Da allora molta acqua è passata sotto i ponti, eppure chi frequenta le sale da concerto ed i teatri lirici sente spesso pronunciare le stesse critiche parole che Montesano mette in bocca al suo personaggio; dunque, ben venga un’operazione come questa, pronta a spiegare in due suggestive quanto accattivanti parole che cos’è un’opera lirica, così da attrarre una fetta di pubblico allontanatasi o, peggio, mai raggiunta – e pensiamo naturalmente e drammaticamente ai nostri giovani – dalle attuali produzioni; l’iperbole di pucciniana redenzione del protagonista – che ci ha fatto tornare in mente le parole di Renato Fondi, musicologo, poeta e critico d’arte contemporaneo del Maestro (“Tecnicamente come orchestratore e armonizzatore, Puccini si rivela sempre un artista sensibile e di buon gusto. L’uso dei motivi conduttori gli è stato suggerito da Wagner, e l’armonistica dissonante era già propria dei musicisti francesi quando Puccini ne approfittò, ma gli spetta il diritto della precedenza e l’onore di aver disseminate le sue musiche di trovate melodiche e ritmiche, orchestrali e vocali le quali aggiungono complicazioni inutili e a volte anche finezze impreviste e gustose. Carattere schietto, insomma, e rappresentativo di un particolare e diffuso stato di coscienza.”) – non potrebbe aver avuto miglior interprete di Toni Servillo, impeccabile – ma ormai non è più una sorpresa – ed in assoluto stato di grazia, magnifico nel suo dire, nel suo pesare ogni parola, ogni sillaba, ogni sospiro, ogni silenzio, sino a giungere negli angoli più nascosti dell’animo di ogni spettatore.
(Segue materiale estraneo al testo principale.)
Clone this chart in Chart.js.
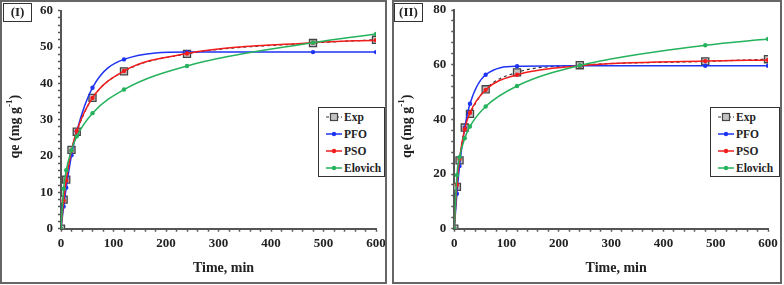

L’altissimo tasso di intensità drammaturgica della pagina musicale pucciniana viene reso mirabilmente dalle voci di Maria Tomassi e Max Jota nonché dall’Orchestra della Magna Grecia, naturalmente grazie alla presenza sul podio di Gianna Fratta, dominatrice assoluta di questa operazione: la sua direzione ci concede di vivere appieno le furenti passioni dei protagonisti e di ‘sentirne’ tutto l’incontestabile pathos, grazie ad una concertazione viva, vibrante, emozionante, entusiastica ed entusiasmante, dal ritmo serrato ma anche dai sublimi afflati, esaltando le scelte timbriche e le raffinate armonie dell’autore, mostrando sempre una religiosa attenzione alle ragioni del canto, così da esaltare la modernità delle famosissime arie, traendone sonorità compatte e dolcissime, in modo che anche l’ascoltatore meno attento non potesse non godere della sublime ricchezza della tavolozza di colori presente sul pentagramma pucciniano. Scorrono “E lucevan le stelle”, “Mario, Mario, Mario!” e “Vissi d’arte” da “Tosca”, “Che gelida manina” e “Sì, mi chiamano Mimì” da “La Bohéme”, “Sola, perduta, abbandonata” e, nei bis, “Tu, tu amore? Tu?” da “Manon Lescaut” e, infine, da “Madama Butterfly” la magnifica “Tu, tu, piccolo Iddio” e, soprattutto, il sublime “Coro a bocca chiusa” che ne chiude il secondo atto, da sempre considerato da chi scrive non solo la prova dell’incommensurabile genio di Giacomo Puccini, ma anche uno dei momenti più alti della superba evoluzione della produzione musicale di tutti i tempi, una pagina imperfettibile in quanto già traboccante di innata perfezione, in altre parole, una delle migliori dimostrazioni dell’esistenza di Dio; quando Servillo, dopo aver citato finanche Eliot e Leopardi, si avvicina alla Direttrice d’orchestra sussurrandole una richiesta all’orecchio, abbiamo quasi pregato che fosse per ascoltare ‘quella vecchia romanza’ che, anche in assenza di coro, possediamo e ci possiede, catturiamo e ci cattura oltre ogni più arroccata difesa, in tal modo indissolubilmente legando ogni cuore della folta platea della Camerata barese all’Arte di Puccini.